## AIM
Starting at the first line of the listing below, repeat each line up to and including the one containing "from matplotlib.lines import Line2D". Leave out pictures.

Records with drawing code
════════════════

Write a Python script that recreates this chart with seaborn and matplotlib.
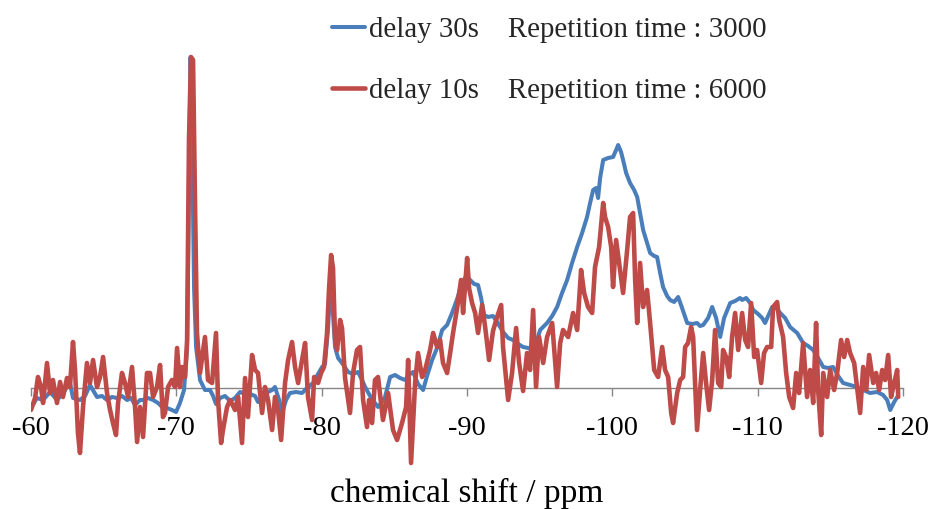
import matplotlib
matplotlib.use("Agg")
import matplotlib.pyplot as plt
import seaborn as sns
import pandas as pd
from matplotlib.lines import Line2D

# ---- data ----
blue_ppm = [-60.0, -60.41, -60.83, -61.31, -61.79, -62.20, -62.68, -62.89, -63.37, -63.72,
            -64.06, -64.54, -64.89, -65.23, -65.57, -65.92, -66.26, -66.61, -66.88, -67.16,
            -67.50, -67.71, -68.05, -68.40, -68.74, -69.02, -69.36, -69.70, -69.98, -70.25,
            -70.53, -70.74, -70.87, -70.98, -71.08, -71.22, -71.36, -71.63, -71.97, -72.32,
            -72.53, -72.73, -73.01, -73.35, -73.70, -74.04, -74.38, -74.73, -75.07, -75.42,
            -75.62, -75.97, -76.31, -76.59, -76.79, -77.07, -77.27, -77.55, -77.82, -78.24,
            -78.65, -78.99, -79.41, -79.75, -80.03, -80.23, -80.44, -80.58, -80.71, -80.92,
            -81.13, -81.40, -81.82, -82.16, -82.50, -82.78, -82.99, -83.33, -83.61, -83.88,
            -84.16, -84.36, -84.71, -85.05, -85.39, -85.74, -86.08, -86.29, -86.63, -86.98,
            -87.25, -87.60, -87.94, -88.29, -88.63, -88.97, -89.32, -89.66, -89.94, -90.21,
            -90.49, -90.76, -90.97, -91.18, -91.45, -91.79, -92.07, -92.48, -92.83, -93.17,
            -93.52, -93.86, -94.20, -94.55, -94.82, -95.03, -95.30, -95.51, -95.86, -96.20,
            -96.54, -96.89, -97.23, -97.58, -97.92, -98.26, -98.47, -98.68, -98.88, -99.02,
            -99.16, -99.37, -99.71, -100.05, -100.26, -100.40, -100.60, -100.74, -100.95, -101.22,
            -101.50, -101.71, -101.91, -102.12, -102.39, -102.60, -102.88, -103.08, -103.29, -103.49,
            -103.77, -103.98, -104.25, -104.53, -104.80, -105.15, -105.49, -105.83, -106.04, -106.25,
            -106.59, -106.87, -107.14, -107.42, -107.69, -108.11, -108.45, -108.79, -108.93, -109.21,
            -109.48, -109.69, -110.03, -110.31, -110.51, -110.72, -111.00, -111.27, -111.55, -111.89,
            -112.23, -112.72, -113.13, -113.47, -113.82, -114.16, -114.51, -114.85, -115.19, -115.54,
            -115.88, -116.36, -116.84, -117.26, -117.74, -118.22, -118.63, -118.91, -119.12, -119.39,
            -119.60]
blue_int = [-20, -10, -12, -4, -12, -5, 5, -10, -12, -8,
            3, -9, -8, -12, -9, -10, -8, -12, -10, -17,
            -12, -12, -10, -12, -15, -19, -20, -22, -24, -15,
            -2, 40, 200, 331, 250, 100, 41, 8, -2, -2,
            -8, -16, -10, -8, -13, -10, -4, -6, -6, -8,
            -14, -8, -4, -2, 1, -12, -25, -12, -5, -4,
            -5, 0, 5, 14, 21, 24, 60, 98, 90, 41,
            30, 25, 16, 14, 16, 8, 1, -8, -14, -19,
            -14, -9, 11, 13, 10, 8, 14, 16, 4, -2,
            12, 28, 40, 58, 63, 75, 89, 105, 112, 108,
            104, 103, 90, 73, 71, 72, 66, 56, 50, 48,
            44, 41, 40, 38, 48, 58, 62, 65, 72, 81,
            95, 108, 125, 141, 155, 171, 185, 198, 200, 190,
            210, 228, 230, 231, 238, 243, 236, 228, 215, 205,
            198, 191, 175, 158, 145, 135, 132, 131, 115, 101,
            92, 88, 86, 91, 80, 65, 64, 65, 62, 63,
            70, 81, 70, 51, 70, 85, 87, 90, 88, 90,
            85, 78, 74, 70, 65, 72, 81, 80, 75, 70,
            61, 55, 45, 42, 38, 30, 21, 20, 21, 12,
            5, 3, 1, -2, -5, -4, -7, -12, -22, -14,
            -9]

red_ppm = [-60.00, -60.28, -60.48, -60.69, -60.83, -61.10, -61.31, -61.51, -61.79, -62.00,
           -62.20, -62.48, -62.68, -62.89, -63.03, -63.23, -63.37, -63.58, -63.85, -64.06,
           -64.27, -64.54, -64.75, -64.96, -65.23, -65.44, -65.64, -65.85, -65.99, -66.26,
           -66.47, -66.68, -66.95, -67.16, -67.30, -67.50, -67.71, -67.98, -68.19, -68.40,
           -68.67, -68.88, -69.08, -69.22, -69.43, -69.70, -69.91, -70.05, -70.25, -70.39,
           -70.60, -70.74, -70.87, -71.01, -71.15, -71.29, -71.42, -71.63, -71.97, -72.18,
           -72.46, -72.73, -72.87, -73.08, -73.21, -73.49, -73.70, -74.04, -74.25, -74.52,
           -74.73, -74.93, -75.21, -75.42, -75.62, -75.90, -76.10, -76.31, -76.59, -76.79,
           -77.00, -77.21, -77.48, -77.69, -77.96, -78.17, -78.38, -78.65, -78.86, -79.06,
           -79.34, -79.48, -79.75, -79.96, -80.16, -80.37, -80.51, -80.65, -80.78, -80.92,
           -81.06, -81.27, -81.40, -81.61, -81.82, -81.95, -82.16, -82.43, -82.64, -82.85,
           -83.12, -83.26, -83.47, -83.67, -83.88, -84.22, -84.57, -84.91, -85.19, -85.53,
           -85.81, -85.95, -86.15, -86.43, -86.63, -86.91, -87.12, -87.46, -87.67, -87.94,
           -88.15, -88.35, -88.63, -88.84, -89.04, -89.32, -89.59, -89.73, -90.01, -90.14,
           -90.35, -90.56, -90.76, -91.04, -91.24, -91.52, -91.79, -92.07, -92.35, -92.48,
           -92.83, -93.10, -93.38, -93.58, -93.86, -94.13, -94.34, -94.55, -94.75, -94.96,
           -95.24, -95.51, -95.86, -96.20, -96.41, -96.61, -96.96, -97.30, -97.58, -97.85,
           -98.06, -98.33, -98.61, -98.81, -99.09, -99.37, -99.50, -99.71, -99.92, -100.05,
           -100.26, -100.47, -100.74, -101.02, -101.22, -101.43, -101.57, -101.71, -101.91, -102.12,
           -102.39, -102.60, -102.88, -103.15, -103.43, -103.63, -103.84, -104.05, -104.18, -104.46,
           -104.67, -104.87, -105.01, -105.21, -105.42, -105.56, -105.83, -106.04, -106.25, -106.45,
           -106.66, -106.87, -107.07, -107.28, -107.49, -107.62, -107.83, -108.04, -108.24, -108.45,
           -108.66, -108.93, -109.14, -109.34, -109.55, -109.76, -109.96, -110.24, -110.44, -110.65,
           -110.93, -111.06, -111.34, -111.48, -111.75, -111.96, -112.17, -112.44, -112.65, -112.85,
           -113.13, -113.40, -113.61, -113.82, -114.02, -114.16, -114.37, -114.51, -114.78, -114.99,
           -115.26, -115.47, -115.74, -115.95, -116.16, -116.36, -116.64, -116.84, -117.05, -117.26,
           -117.47, -117.67, -117.95, -118.15, -118.36, -118.57, -118.77, -118.98, -119.18, -119.39,
           -119.60, -119.67]
red_int = [-22, -10, 11, 1, -15, 25, -5, 8, -15, 6,
           -9, 10, 1, 46, 18, -45, -65, -19, 25, 5,
           28, 1, 11, 31, -5, -22, -35, -47, -15, 15,
           5, -9, 21, -19, -54, -19, -49, 15, 15, -9,
           1, 23, -29, -25, 1, 8, 1, 40, 1, 21,
           11, 48, 248, 331, 328, 181, 55, 15, 51, 8,
           5, 55, -12, -55, -42, -19, -12, -22, -9, -55,
           10, -29, 33, 18, 15, -25, 1, -12, -42, -9,
           -22, -52, 5, 28, 46, 21, 5, 28, 45, -9,
           -32, 11, 5, 15, 21, 55, 100, 133, 120, 51,
           38, 68, 60, 10, -12, -25, 15, 38, 41, -12,
           -39, -12, -35, 8, 11, -32, -5, -42, -52, -35,
           -19, 28, -75, 5, 35, 11, 18, 38, 55, 41,
           48, 25, 15, 35, 55, 80, 108, 75, 130, 100,
           85, 75, 55, 83, 62, 28, 57, 71, 83, 41,
           -12, 15, 60, 26, -3, 35, 18, 78, 1, 51,
           25, 51, 65, 1, 45, 58, 51, 75, 58, 118,
           95, 81, 75, 121, 141, 185, 171, 161, 141, 101,
           148, 125, 95, 138, 171, 175, 108, 65, 125, 81,
           98, 65, 18, 11, 41, 18, 11, -25, -35, -5,
           8, 11, 41, 45, 61, 51, -42, -2, 35, 5,
           -22, 8, 58, 5, 1, 38, 31, 11, 51, 75,
           38, 75, 48, 41, 85, 31, 38, 5, 35, 41,
           41, 81, 86, 68, 51, 15, -9, -20, 15, -5,
           45, -9, 18, -15, 65, -2, -47, 15, -9, 18,
           -2, 15, 48, 31, 48, 35, 25, 1, -25, 21,
           -2, 33, 5, 15, -2, 18, 8, 33, -9, 5,
           18, -9]

x_ticks = [-60, -70, -80, -90, -100, -110, -120]
label_blue = "delay 30s    Repetition time : 3000"
label_red = "delay 10s    Repetition time : 6000"
x_label = "chemical shift / ppm"

blue_color = "#4A7EBB"
red_color = "#BE4B48"

df_blue = pd.DataFrame({"ppm": blue_ppm, "intensity": blue_int})
df_red = pd.DataFrame({"ppm": red_ppm, "intensity": red_int})

sns.set_theme(style="white")
plt.rcParams["font.family"] = ["Liberation Serif", "DejaVu Serif"]
plt.rcParams["axes.unicode_minus"] = False

W, H = 930, 509
fig = plt.figure(figsize=(W / 100, H / 100), dpi=100)
ax = fig.add_axes([31 / W, (H - 468) / H, 872 / W, 468 / H])

sns.lineplot(data=df_blue, x="ppm", y="intensity", ax=ax, color=blue_color,
             linewidth=2.9, estimator=None, sort=False, legend=False)
sns.lineplot(data=df_red, x="ppm", y="intensity", ax=ax, color=red_color,
             linewidth=3.3, estimator=None, sort=False, legend=False)

ax.set_xlim(-60, -120)
ax.set_ylim(-80, 388)
ax.set_xticks(x_ticks)
ax.set_xticklabels([str(t) for t in x_ticks])
ax.set_yticks([])
for s in ["top", "right", "left"]:
    ax.spines[s].set_visible(False)
ax.spines["bottom"].set_position(("data", 0))
ax.spines["bottom"].set_color("#868686")
ax.spines["bottom"].set_linewidth(1.0)
ax.spines["bottom"].set_zorder(1)
ax.tick_params(axis="x", direction="out", length=6, width=1.0, color="#868686",
               labelsize=20.5, pad=14, labelcolor="black", bottom=True)
ax.set_ylabel("")
ax.set_xlabel(x_label, fontsize=24, color="black")
ax.xaxis.label.set_va("center")
ax.xaxis.set_label_coords(0.5, (468 - 493) / 468)
ax.set_facecolor("white")
ax.grid(False)

handles = [Line2D([0], [0], color=blue_color, lw=2.9),
           Line2D([0], [0], color=red_color, lw=3.3)]
fig.legend(handles, [label_blue, label_red], loc="upper left",
           bbox_to_anchor=(332 / W, 1 - 17 / H), frameon=False,
           fontsize=20.8, handlelength=1.15, handletextpad=0.12,
           labelspacing=1.2, borderpad=0, borderaxespad=0)

fig.savefig("out.png", dpi=100, facecolor="white")
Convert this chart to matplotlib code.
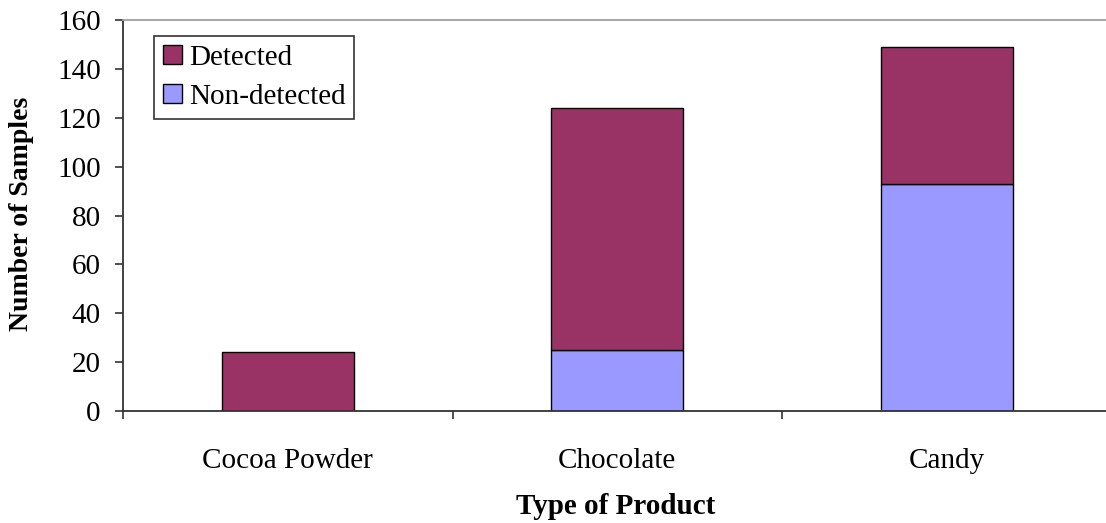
import matplotlib
matplotlib.use("Agg")
import matplotlib.pyplot as plt
import numpy as np

categories = ["Cocoa Powder", "Chocolate", "Candy"]
non_detected = [0, 25, 93]
detected = [24, 99, 56]

plt.rcParams['font.family'] = ['Liberation Serif', 'DejaVu Serif']

W, H = 1106, 523
fig = plt.figure(figsize=(W/100, H/100), dpi=100)
left, bottom, top = 123, 411, 20
cat_w = 329.5
ax = fig.add_axes([left/W, (H-bottom)/H, 3*cat_w/W, (bottom-top)/H])

x = np.arange(len(categories))
c_det = '#993366'
c_non = '#9999FF'
ax.bar(x, non_detected, width=0.4, color=c_non, edgecolor='black', linewidth=1.0, label='Non-detected')
ax.bar(x, detected, width=0.4, bottom=non_detected, color=c_det, edgecolor='black', linewidth=1.0, label='Detected')

ax.set_xlim(-0.5, 2.5)
ax.set_ylim(0, 160)
ax.set_yticks(np.arange(0, 161, 20))
ax.set_xticks(x)
ax.set_xticklabels(categories)
ax.set_xticks([-0.5, 0.5, 1.5, 2.5], minor=True)
ax.tick_params(axis='x', which='major', length=0, pad=27, labelsize=21)
ax.tick_params(axis='x', which='minor', length=6, width=1.2, direction='out', color='#333333')
ax.tick_params(axis='y', length=6, width=1.2, direction='out', pad=10, labelsize=21, color='#333333')

ax.spines['right'].set_visible(False)
ax.spines['top'].set_color('#a0a0a0')
ax.spines['top'].set_linewidth(1.3)
for s in ['left', 'bottom']:
    ax.spines[s].set_color('#333333')
    ax.spines[s].set_linewidth(1.3)

fig.text(22/W, 1-(214/H), 'Number of Samples', rotation=90, ha='center', va='center',
         fontsize=20, fontweight='bold')
fig.text(616/W, 1-(506/H), 'Type of Product', ha='center', va='center',
         fontsize=21, fontweight='bold')

handles, labels = ax.get_legend_handles_labels()
leg = ax.legend(handles[::-1], labels[::-1], loc='upper left',
                bbox_to_anchor=((154-left)/(3*cat_w), 1-(36-top)/(bottom-top)),
                fontsize=21, frameon=True, fancybox=False, edgecolor='black',
                handlelength=0.65, handleheight=0.65, handletextpad=0.25,
                borderpad=0.3, labelspacing=0.45, borderaxespad=0)
leg.get_frame().set_linewidth(1.2)

fig.savefig('out.png', dpi=100)
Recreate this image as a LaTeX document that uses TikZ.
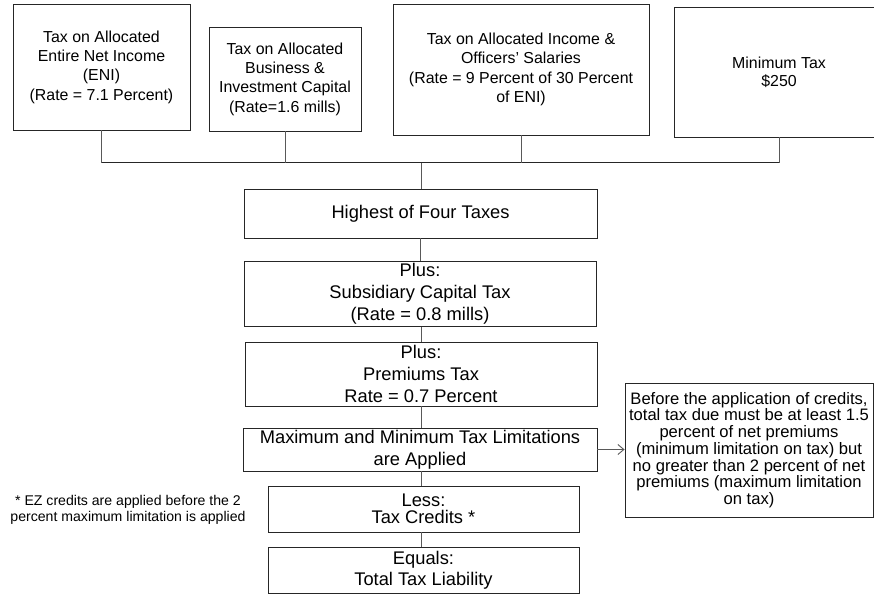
\documentclass[tikz,border=0pt]{standalone}
\usepackage{fontspec}
\setmainfont{Liberation Sans}
\usetikzlibrary{arrows.meta}
\begin{document}
\begin{tikzpicture}[x=1pt,y=-1pt,
  box/.style={draw=black!85,line width=0.9pt,rectangle,inner sep=2pt,align=center,text=black},
  topfont/.style={font=\fontsize{15.9}{19.4}\selectfont},
  midfont/.style={font=\fontsize{18.3}{22}\selectfont},
  link/.style={draw=black!65,line width=0.9pt}]
\useasboundingbox (0,0) rectangle (874,594);
% four alternative taxes
\node[box,topfont,minimum width=177pt,minimum height=126pt] (t1) at (101.5,67)
  {Tax on Allocated\\Entire Net Income\\(ENI)\\(Rate = 7.1 Percent)};
\node[box,topfont,minimum width=152pt,minimum height=104pt] (t2) at (285,79)
  {Tax on Allocated\\Business \&\\Investment Capital\\(Rate=1.6 mills)};
\node[box,topfont,minimum width=256pt,minimum height=131pt] (t3) at (521,69.5)
  {Tax on Allocated Income \&\\Officers' Salaries\\(Rate = 9 Percent of 30 Percent\\of ENI)};
\node[box,topfont,font=\fontsize{15.9}{18.3}\selectfont,minimum width=210pt,minimum height=130pt] (t4) at (779,72)
  {Minimum Tax\\\$250};
% main column
\node[box,midfont,minimum width=353pt,minimum height=49pt] (hi) at (420.5,213.5)
  {Highest of Four Taxes};
\node[box,midfont,minimum width=352pt,minimum height=64pt] (sub) at (420,294)
  {Plus:\\Subsidiary Capital Tax\\(Rate = 0.8 mills)};
\node[box,midfont,minimum width=352pt,minimum height=64pt] (prem) at (421,374)
  {Plus:\\Premiums Tax\\Rate = 0.7 Percent};
\node[box,midfont,minimum width=354pt,minimum height=43pt] (mm) at (420,449.5)
  {Maximum and Minimum Tax Limitations\\are Applied};
\node[box,font=\fontsize{18.3}{17.5}\selectfont,minimum width=311pt,minimum height=46pt] (less) at (423.5,509)
  {Less:\\Tax Credits *};
\node[box,font=\fontsize{18.3}{21}\selectfont,minimum width=311pt,minimum height=46pt] (eq) at (423.5,570)
  {Equals:\\Total Tax Liability};
% side notes
\node[box,font=\fontsize{16.6}{16.7}\selectfont,minimum width=248pt,minimum height=134pt] (note) at (749,450)
  {Before the application of credits,\\total tax due must be at least 1.5\\percent of net premiums\\(minimum limitation on tax) but\\no greater than 2 percent of net\\premiums (maximum limitation\\on tax)};
\node[align=center,inner sep=0pt,font=\fontsize{14.1}{15.7}\selectfont] (fn) at (128,509.5)
  {* EZ credits are applied before the 2\\percent maximum limitation is applied};
% collecting bus
\coordinate (b1) at (101,162.5);
\coordinate (b4) at (779,162.5);
\coordinate (bm) at (421,162.5);
\draw[draw=black!85,line width=0.9pt] (b1) -- (b4);
\draw[link] (t1.south -| b1) -- (b1);
\draw[link] (t2.south) -- (t2.south |- b1);
\draw[link] (t3.south) -- (t3.south |- b1);
\draw[link] (t4.south) -- (b4);
\draw[link] (bm) -- (hi.north -| bm);
% chain
\draw[link] (hi.south) -- (sub.north -| hi.south);
\draw[link] (sub.south -| prem.north) -- (prem.north);
\draw[link] (prem.south) -- (mm.north -| prem.south);
\draw[link] (less.north -| prem.south) -- (mm.south -| prem.south);
\draw[link] (less.south -| prem.south) -- (eq.north -| prem.south);
\draw[link,-{Straight Barb[length=6pt,width=10pt]}] (mm.east) -- (note.west |- mm.east);
\end{tikzpicture}
\end{document}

════════════════

## EXERCISE OUTPUT
Write a Python script that recreates this chart with seaborn and matplotlib.
import matplotlib
matplotlib.use("Agg")
import matplotlib.pyplot as plt
import seaborn as sns
import pandas as pd
from matplotlib.lines import Line2D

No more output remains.